Exercise details → Extract the full listing verbatim and drop any pictures from your copy.

-- start Available data --

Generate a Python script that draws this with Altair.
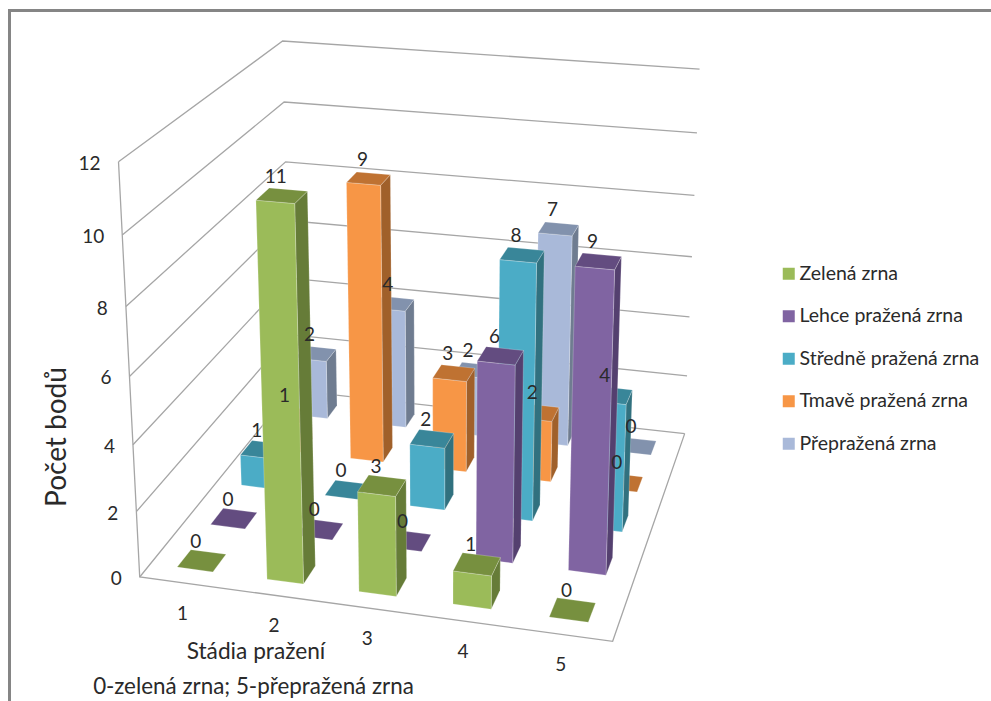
import altair as alt
import numpy as np

# Chart data: one row per roast class, one value per roasting stage
STAGES = ["1", "2", "3", "4", "5"]
SERIES = [
    "Zelená zrna",
    "Lehce pražená zrna",
    "Středně pražená zrna",
    "Tmavě pražená zrna",
    "Přepražená zrna",
]
ZELENA = [0, 11, 3, 1, 0]
LEHCE = [0, 0, 0, 6, 9]
STREDNE = [1, 0, 2, 8, 4]
TMAVE = [1, 9, 3, 2, 0]
PREPRAZENA = [2, 4, 2, 7, 0]
ROWS = [ZELENA, LEHCE, STREDNE, TMAVE, PREPRAZENA]
AXIS_TICKS = [0, 2, 4, 6, 8, 10, 12]

FRONT = ["#9bbb59", "#8064a2", "#4bacc6", "#f79646", "#a9b9d9"]
TOP = ["#77903f", "#634c80", "#398699", "#bf7232", "#8292ad"]
SIDE = ["#667c38", "#54406f", "#31717f", "#a0602a", "#6f7c90"]

FONT = "Lato"
BAR_SIZE = 0.40

# Camera calibration: box corners (stage, value, row) and where they fall on the canvas
BOX = [(0, 0, 0), (5, 0, 0), (5, 0, 5), (0, 0, 5), (0, 12, 0), (0, 12, 5), (5, 12, 5)]
VIEW = [(138, 577), (613, 641), (684, 434), (293, 390), (120, 162), (281, 41), (700, 69)]


def fit_camera(world, screen):
    rows, rhs = [], []
    for (a, b, c), (u, v) in zip(world, screen):
        rows.append([a, b, c, 1, 0, 0, 0, 0, -u * a, -u * b, -u * c])
        rows.append([0, 0, 0, 0, a, b, c, 1, -v * a, -v * b, -v * c])
        rhs += [u, v]
    sol = np.linalg.lstsq(np.array(rows, float), np.array(rhs, float), rcond=None)[0]
    return np.append(sol, 1.0).reshape(3, 4)


CAMERA = fit_camera(BOX, VIEW)


def project(stage, value, row):
    u, v, w = CAMERA @ np.array([stage, value, row, 1.0])
    return [float(u / w), float(v / w)]


def polygon(points, key):
    ring = [project(*p) for p in points]
    ring.append(ring[0])
    return {
        "type": "Feature",
        "properties": {"key": key},
        "geometry": {"type": "Polygon", "coordinates": [ring]},
    }


def polyline(points):
    return {
        "type": "Feature",
        "properties": {},
        "geometry": {"type": "LineString", "coordinates": points},
    }


def features(items):
    return alt.InlineData(
        values={"type": "FeatureCollection", "features": items},
        format=alt.DataFormat(property="features", type="json"),
    )


# Bars are painted back row first, left to right, so nearer ones cover farther ones
bar_faces = []
domain, colors = [], []
for r, name in enumerate(SERIES):
    domain += [name, name + " top", name + " side"]
    colors += [FRONT[r], TOP[r], SIDE[r]]

for r in reversed(range(len(SERIES))):
    for s in range(len(STAGES)):
        h = ROWS[r][s]
        x0, x1 = s + 0.5 - BAR_SIZE / 2, s + 0.5 + BAR_SIZE / 2
        z0, z1 = r + 0.5 - BAR_SIZE / 2, r + 0.5 + BAR_SIZE / 2
        if h > 0:
            bar_faces.append(polygon([(x1, 0, z0), (x1, 0, z1), (x1, h, z1), (x1, h, z0)], SERIES[r] + " side"))
            bar_faces.append(polygon([(x0, 0, z0), (x1, 0, z0), (x1, h, z0), (x0, h, z0)], SERIES[r]))
        bar_faces.append(polygon([(x0, h, z0), (x1, h, z0), (x1, h, z1), (x0, h, z1)], SERIES[r] + " top"))

# Gridlines run along the left wall and the back wall
wall_lines = []
for t in AXIS_TICKS:
    wall_lines.append(polyline([project(0, t, 0), project(0, t, 5), project(5, t, 5)]))
wall_lines.append(polyline([project(0, 12, 0), project(0, 0, 0), project(5, 0, 0), project(5, 0, 5)]))

frame_line = [polyline([[9.5, 701], [9.5, 10.5], [991, 10.5]])]

# Feature coordinates are already canvas pixels
projection = dict(type="identity", scale=1, translate=[0, 0])

frame = alt.Chart(features(frame_line)).mark_geoshape(
    filled=False, stroke="#858585", strokeWidth=3
).project(**projection)

grid = alt.Chart(features(wall_lines)).mark_geoshape(
    filled=False, stroke="#a6a6a6", strokeWidth=1.3
).project(**projection)

bars = alt.Chart(features(bar_faces)).mark_geoshape(
    stroke="#ffffff", strokeWidth=0.5, strokeOpacity=0.45
).encode(
    color=alt.Color(
        "properties.key:N",
        scale=alt.Scale(domain=domain, range=colors),
        legend=alt.Legend(
            values=SERIES,
            title=None,
            orient="none",
            legendX=779,
            legendY=264,
            padding=0,
            symbolType="square",
            symbolSize=144,
            symbolStrokeWidth=0,
            labelFont=FONT,
            labelFontSize=19.5,
            labelColor="#2a2a2a",
            labelOffset=1,
            rowPadding=21.5,
            labelLimit=220,
        ),
    )
).project(**projection)

X = alt.X("px:Q", scale=alt.Scale(domain=[0, 991], range=[0, 991]), axis=None)
Y = alt.Y("py:Q", scale=alt.Scale(domain=[0, 701], range=[0, 701]), axis=None)


def text_layer(rows, **mark):
    return alt.Chart(alt.Data(values=rows)).mark_text(font=FONT, color="#2a2a2a", **mark).encode(
        x=X, y=Y, text="label:N"
    )


value_rows = []
for r in range(len(SERIES)):
    for s in range(len(STAGES)):
        px, py = project(s + 0.5, ROWS[r][s], r + 0.5)
        value_rows.append({"px": px, "py": py, "label": str(ROWS[r][s])})

tick_rows = []
for t in AXIS_TICKS:
    px, py = project(0, t, 0)
    tick_rows.append({"px": px, "py": py, "label": str(t)})

stage_rows = []
for s, name in enumerate(STAGES):
    px, py = project(s + 0.5, 0, 0)
    stage_rows.append({"px": px, "py": py, "label": name})

value_labels = text_layer(value_rows, fontSize=19, dx=-6, dy=-19, align="center", baseline="middle")
tick_labels = text_layer(tick_rows, fontSize=19, dx=-18, dy=2, align="right", baseline="middle")
stage_labels = text_layer(stage_rows, fontSize=19, dx=-2, dy=31, align="center", baseline="middle")

y_title = text_layer([{"px": 58, "py": 437, "label": "Počet bodů"}], fontSize=28, angle=270, align="center", baseline="middle")
x_title = text_layer([{"px": 256, "py": 652, "label": "Stádia pražení"}], fontSize=22.7, align="center", baseline="middle")
x_note = text_layer(
    [{"px": 253.5, "py": 687, "label": "0-zelená zrna; 5-přepražená zrna"}],
    fontSize=22.4, align="center", baseline="middle",
)

chart = alt.layer(
    frame, grid, bars, value_labels, tick_labels, stage_labels, y_title, x_title, x_note
).properties(
    width=991,
    height=701,
    padding=0,
    autosize=alt.AutoSizeParams(type="none"),
    background="#ffffff",
).configure_view(stroke=None)

chart.save("out.html", embed_options={"renderer": "svg", "actions": False})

-- end Available data --

Task answer →
Generate a Python script that draws this with Altair.
import altair as alt
import numpy as np

# Chart data: one row per roast class, one value per roasting stage
STAGES = ["1", "2", "3", "4", "5"]
SERIES = [
    "Zelená zrna",
    "Lehce pražená zrna",
    "Středně pražená zrna",
    "Tmavě pražená zrna",
    "Přepražená zrna",
]
ZELENA = [0, 11, 3, 1, 0]
LEHCE = [0, 0, 0, 6, 9]
STREDNE = [1, 0, 2, 8, 4]
TMAVE = [1, 9, 3, 2, 0]
PREPRAZENA = [2, 4, 2, 7, 0]
ROWS = [ZELENA, LEHCE, STREDNE, TMAVE, PREPRAZENA]
AXIS_TICKS = [0, 2, 4, 6, 8, 10, 12]

FRONT = ["#9bbb59", "#8064a2", "#4bacc6", "#f79646", "#a9b9d9"]
TOP = ["#77903f", "#634c80", "#398699", "#bf7232", "#8292ad"]
SIDE = ["#667c38", "#54406f", "#31717f", "#a0602a", "#6f7c90"]

FONT = "Lato"
BAR_SIZE = 0.40

# Camera calibration: box corners (stage, value, row) and where they fall on the canvas
BOX = [(0, 0, 0), (5, 0, 0), (5, 0, 5), (0, 0, 5), (0, 12, 0), (0, 12, 5), (5, 12, 5)]
VIEW = [(138, 577), (613, 641), (684, 434), (293, 390), (120, 162), (281, 41), (700, 69)]


def fit_camera(world, screen):
    rows, rhs = [], []
    for (a, b, c), (u, v) in zip(world, screen):
        rows.append([a, b, c, 1, 0, 0, 0, 0, -u * a, -u * b, -u * c])
        rows.append([0, 0, 0, 0, a, b, c, 1, -v * a, -v * b, -v * c])
        rhs += [u, v]
    sol = np.linalg.lstsq(np.array(rows, float), np.array(rhs, float), rcond=None)[0]
    return np.append(sol, 1.0).reshape(3, 4)


CAMERA = fit_camera(BOX, VIEW)


def project(stage, value, row):
    u, v, w = CAMERA @ np.array([stage, value, row, 1.0])
    return [float(u / w), float(v / w)]


def polygon(points, key):
    ring = [project(*p) for p in points]
    ring.append(ring[0])
    return {
        "type": "Feature",
        "properties": {"key": key},
        "geometry": {"type": "Polygon", "coordinates": [ring]},
    }


def polyline(points):
    return {
        "type": "Feature",
        "properties": {},
        "geometry": {"type": "LineString", "coordinates": points},
    }


def features(items):
    return alt.InlineData(
        values={"type": "FeatureCollection", "features": items},
        format=alt.DataFormat(property="features", type="json"),
    )


# Bars are painted back row first, left to right, so nearer ones cover farther ones
bar_faces = []
domain, colors = [], []
for r, name in enumerate(SERIES):
    domain += [name, name + " top", name + " side"]
    colors += [FRONT[r], TOP[r], SIDE[r]]

for r in reversed(range(len(SERIES))):
    for s in range(len(STAGES)):
        h = ROWS[r][s]
        x0, x1 = s + 0.5 - BAR_SIZE / 2, s + 0.5 + BAR_SIZE / 2
        z0, z1 = r + 0.5 - BAR_SIZE / 2, r + 0.5 + BAR_SIZE / 2
        if h > 0:
            bar_faces.append(polygon([(x1, 0, z0), (x1, 0, z1), (x1, h, z1), (x1, h, z0)], SERIES[r] + " side"))
            bar_faces.append(polygon([(x0, 0, z0), (x1, 0, z0), (x1, h, z0), (x0, h, z0)], SERIES[r]))
        bar_faces.append(polygon([(x0, h, z0), (x1, h, z0), (x1, h, z1), (x0, h, z1)], SERIES[r] + " top"))

# Gridlines run along the left wall and the back wall
wall_lines = []
for t in AXIS_TICKS:
    wall_lines.append(polyline([project(0, t, 0), project(0, t, 5), project(5, t, 5)]))
wall_lines.append(polyline([project(0, 12, 0), project(0, 0, 0), project(5, 0, 0), project(5, 0, 5)]))

frame_line = [polyline([[9.5, 701], [9.5, 10.5], [991, 10.5]])]

# Feature coordinates are already canvas pixels
projection = dict(type="identity", scale=1, translate=[0, 0])

frame = alt.Chart(features(frame_line)).mark_geoshape(
    filled=False, stroke="#858585", strokeWidth=3
).project(**projection)

grid = alt.Chart(features(wall_lines)).mark_geoshape(
    filled=False, stroke="#a6a6a6", strokeWidth=1.3
).project(**projection)

bars = alt.Chart(features(bar_faces)).mark_geoshape(
    stroke="#ffffff", strokeWidth=0.5, strokeOpacity=0.45
).encode(
    color=alt.Color(
        "properties.key:N",
        scale=alt.Scale(domain=domain, range=colors),
        legend=alt.Legend(
            values=SERIES,
            title=None,
            orient="none",
            legendX=779,
            legendY=264,
            padding=0,
            symbolType="square",
            symbolSize=144,
            symbolStrokeWidth=0,
            labelFont=FONT,
            labelFontSize=19.5,
            labelColor="#2a2a2a",
            labelOffset=1,
            rowPadding=21.5,
            labelLimit=220,
        ),
    )
).project(**projection)

X = alt.X("px:Q", scale=alt.Scale(domain=[0, 991], range=[0, 991]), axis=None)
Y = alt.Y("py:Q", scale=alt.Scale(domain=[0, 701], range=[0, 701]), axis=None)


def text_layer(rows, **mark):
    return alt.Chart(alt.Data(values=rows)).mark_text(font=FONT, color="#2a2a2a", **mark).encode(
        x=X, y=Y, text="label:N"
    )


value_rows = []
for r in range(len(SERIES)):
    for s in range(len(STAGES)):
        px, py = project(s + 0.5, ROWS[r][s], r + 0.5)
        value_rows.append({"px": px, "py": py, "label": str(ROWS[r][s])})

tick_rows = []
for t in AXIS_TICKS:
    px, py = project(0, t, 0)
    tick_rows.append({"px": px, "py": py, "label": str(t)})

stage_rows = []
for s, name in enumerate(STAGES):
    px, py = project(s + 0.5, 0, 0)
    stage_rows.append({"px": px, "py": py, "label": name})

value_labels = text_layer(value_rows, fontSize=19, dx=-6, dy=-19, align="center", baseline="middle")
tick_labels = text_layer(tick_rows, fontSize=19, dx=-18, dy=2, align="right", baseline="middle")
stage_labels = text_layer(stage_rows, fontSize=19, dx=-2, dy=31, align="center", baseline="middle")

y_title = text_layer([{"px": 58, "py": 437, "label": "Počet bodů"}], fontSize=28, angle=270, align="center", baseline="middle")
x_title = text_layer([{"px": 256, "py": 652, "label": "Stádia pražení"}], fontSize=22.7, align="center", baseline="middle")
x_note = text_layer(
    [{"px": 253.5, "py": 687, "label": "0-zelená zrna; 5-přepražená zrna"}],
    fontSize=22.4, align="center", baseline="middle",
)

chart = alt.layer(
    frame, grid, bars, value_labels, tick_labels, stage_labels, y_title, x_title, x_note
).properties(
    width=991,
    height=701,
    padding=0,
    autosize=alt.AutoSizeParams(type="none"),
    background="#ffffff",
).configure_view(stroke=None)

chart.save("out.html", embed_options={"renderer": "svg", "actions": False})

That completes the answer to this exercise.